The etymology of the word may not prove this story to be entirely true, but certainly shows that the pretzel crumbs lead back to the Catholic Church. Some scholars believe that the word "pretzel" is not a corruption of the Latin word "pretiola," but rather comes from the Old German "brezitella" from the Latin for "arm" (bracchiatus). There's also evidence that they could have started as a food meant to be eaten during lent to replace meat.
During the Middle Ages, monks gave away pretzels to the poor as a religious symbol that additionally provided literal sustenance. Because of this, the twisted snack caught on as a sign of fulfillment, good fortune and prosperity. It started popping up in medieval art as a lucky symbol, most famously in Herrad of Landsberg's encyclopedia Hortus Deliciarum. A 12th-century German nun, Herrad depicted pretzels as an important part of any feast.

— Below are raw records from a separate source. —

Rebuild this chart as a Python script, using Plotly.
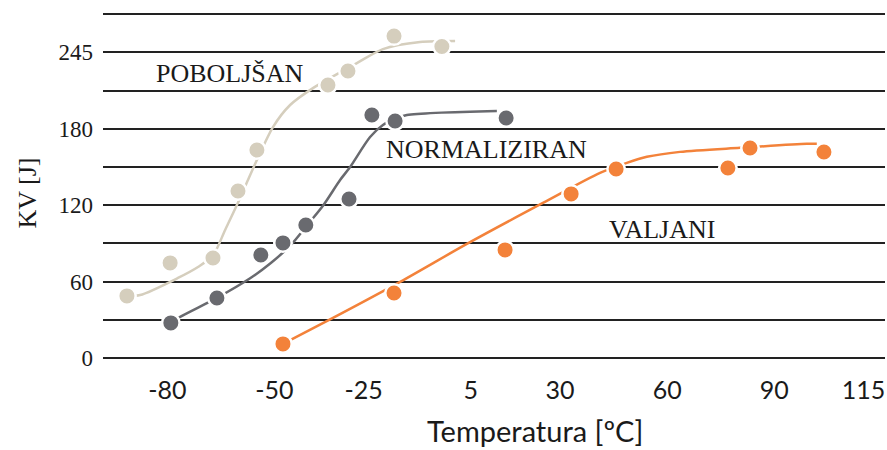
import plotly.graph_objects as go

# ---------------- data ----------------
# measured points
pob_x = [-91.3, -79.2, -67.2, -60.2, -54.9, -35.0, -29.4, -16.5, -3.1]
pob_y = [48.7, 74.6, 78.5, 131.1, 163.3, 214.3, 225.3, 252.7, 244.5]

norm_x = [-79.0, -66.1, -53.8, -47.6, -41.2, -29.1, -22.7, -16.2, 14.9]
norm_y = [27.5, 47.1, 80.8, 90.3, 104.4, 124.8, 190.7, 186.0, 188.4]

valj_x = [-47.6, -16.5, 14.6, 33.1, 45.7, 77.0, 83.2, 103.9]
valj_y = [11.0, 51.0, 84.8, 128.8, 148.3, 149.1, 164.8, 161.7]

# fitted trend curves
pob_fit_x = [-91.3, -87.6, -77.0, -71.4, -67.2, -63.8, -60.5, -57.4, -54.9, -50.4, -45.6, -39.2, -26.9, -19.6, -9.2, 0.6]
pob_fit_y = [48.7, 49.4, 62.8, 71.4, 80.5, 100.5, 120.1, 139.7, 155.4, 181.3, 198.6, 211.9, 231.5, 242.5, 248.0, 248.8]

norm_fit_x = [-79.0, -76.4, -66.1, -56.8, -51.0, -45.4, -40.9, -36.4, -31.6, -28.8, -23.2, -19.6, -16.2, -12.9, 12.3]
norm_fit_y = [27.5, 32.2, 47.1, 62.5, 74.5, 88.7, 104.0, 119.5, 139.7, 149.9, 173.5, 182.9, 187.6, 190.7, 193.9]

valj_fit_x = [-47.6, -33.6, -14.8, 3.9, 25.2, 41.2, 48.7, 54.3, 63.6, 80.4, 99.1, 101.9]
valj_fit_y = [11.0, 31.4, 59.7, 89.5, 121.7, 145.3, 153.2, 157.9, 161.8, 165.0, 168.1, 168.1]

# series labels
series_names = ["POBOLJŠAN", "NORMALIZIRAN", "VALJANI"]

# axis ticks
x_tickvals = [-80, -50, -25, 5, 30, 60, 90, 115]
x_ticktext = ["-80", "-50", "-25", "5", "30", "60", "90", "115"]
y_tickvals = [0, 30, 60, 90, 120, 150, 180, 210, 240, 270]
y_ticktext = ["0", "", "60", "", "120", "", "180", "", "245", ""]

x_title = "Temperatura [ºC]"
y_title = "KV [J]"

# ---------------- styling ----------------
C_POB = "#D5CEBD"
C_NORM = "#696A6F"
C_VALJ = "#F3823A"

fig = go.Figure()

for fx, fy, col in [(pob_fit_x, pob_fit_y, C_POB),
                    (norm_fit_x, norm_fit_y, C_NORM),
                    (valj_fit_x, valj_fit_y, C_VALJ)]:
    fig.add_trace(go.Scatter(x=fx, y=fy, mode="lines",
                             line=dict(color=col, width=2.5, shape="spline", smoothing=0.8),
                             hoverinfo="skip", showlegend=False))

for mx, my, col, name in [(pob_x, pob_y, C_POB, series_names[0]),
                          (norm_x, norm_y, C_NORM, series_names[1]),
                          (valj_x, valj_y, C_VALJ, series_names[2])]:
    fig.add_trace(go.Scatter(x=mx, y=my, mode="markers", name=name,
                             marker=dict(color=col, size=17.5,
                                         line=dict(color="white", width=2.5)),
                             showlegend=False))

serif = "Liberation Serif"
sans = "Lato"

fig.update_layout(
    width=887, height=450,
    margin=dict(l=103, r=2, t=9, b=87),
    paper_bgcolor="white", plot_bgcolor="white",
    showlegend=False,
    xaxis=dict(range=[-98, 121], tickvals=x_tickvals, ticktext=x_ticktext,
               showgrid=False, zeroline=False, showline=False, ticks="",
               tickfont=dict(family=sans, size=25, color="#1a1a1a"),
               ticklabelstandoff=10),
    yaxis=dict(range=[-4, 274], tickvals=y_tickvals, ticktext=y_ticktext,
               showgrid=True, gridcolor="#222222", gridwidth=2,
               zeroline=False, showline=False, ticks="",
               tickfont=dict(family=serif, size=23, color="#1a1a1a"),
               ticklabelstandoff=9),
    annotations=[
        dict(x=-62.4, y=223.7, xref="x", yref="y", text=series_names[0], showarrow=False,
             font=dict(family=serif, size=26, color="#1a1a1a")),
        dict(x=9.3, y=163.3, xref="x", yref="y", text=series_names[1], showarrow=False,
             font=dict(family=serif, size=26, color="#1a1a1a")),
        dict(x=58.6, y=100.5, xref="x", yref="y", text=series_names[2], showarrow=False,
             font=dict(family=serif, size=26, color="#1a1a1a")),
        dict(x=0.552, y=-0.19, xref="paper", yref="paper", text=x_title, showarrow=False,
             xanchor="center", yanchor="middle",
             font=dict(family=sans, size=29, color="#1a1a1a")),
        dict(x=-0.097, y=0.479, xref="paper", yref="paper", text=y_title, showarrow=False,
             textangle=-90, xanchor="center", yanchor="middle",
             font=dict(family=serif, size=26, color="#1a1a1a")),
    ],
)

fig.write_html("out.html", config={"displayModeBar": False},
               post_script="document.body.style.margin='0';document.body.style.overflow='hidden';")
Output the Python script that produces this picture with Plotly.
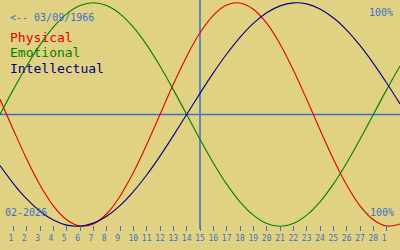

In the 16th century, it was heroic pretzel bakers who saved Vienna from ransacking by Ottomon Turks. The story goes that in 1529 soldiers from the Ottoman Empire began the Siege of Vienna by tunneling underneath the Austrian city under the cover of darkness. However, several monks in the monastery's basement, hard at work making the next day's pretzels, overheard the commotion. They quickly altered the city leadership and military. By doing this, the monks were able to thwart the attack and save lives. In thanks, the Austrian emperor gave the pretzel bakers their own coat of arms which included angry lions holding a pretzel. It's still used at European pretzel shops today.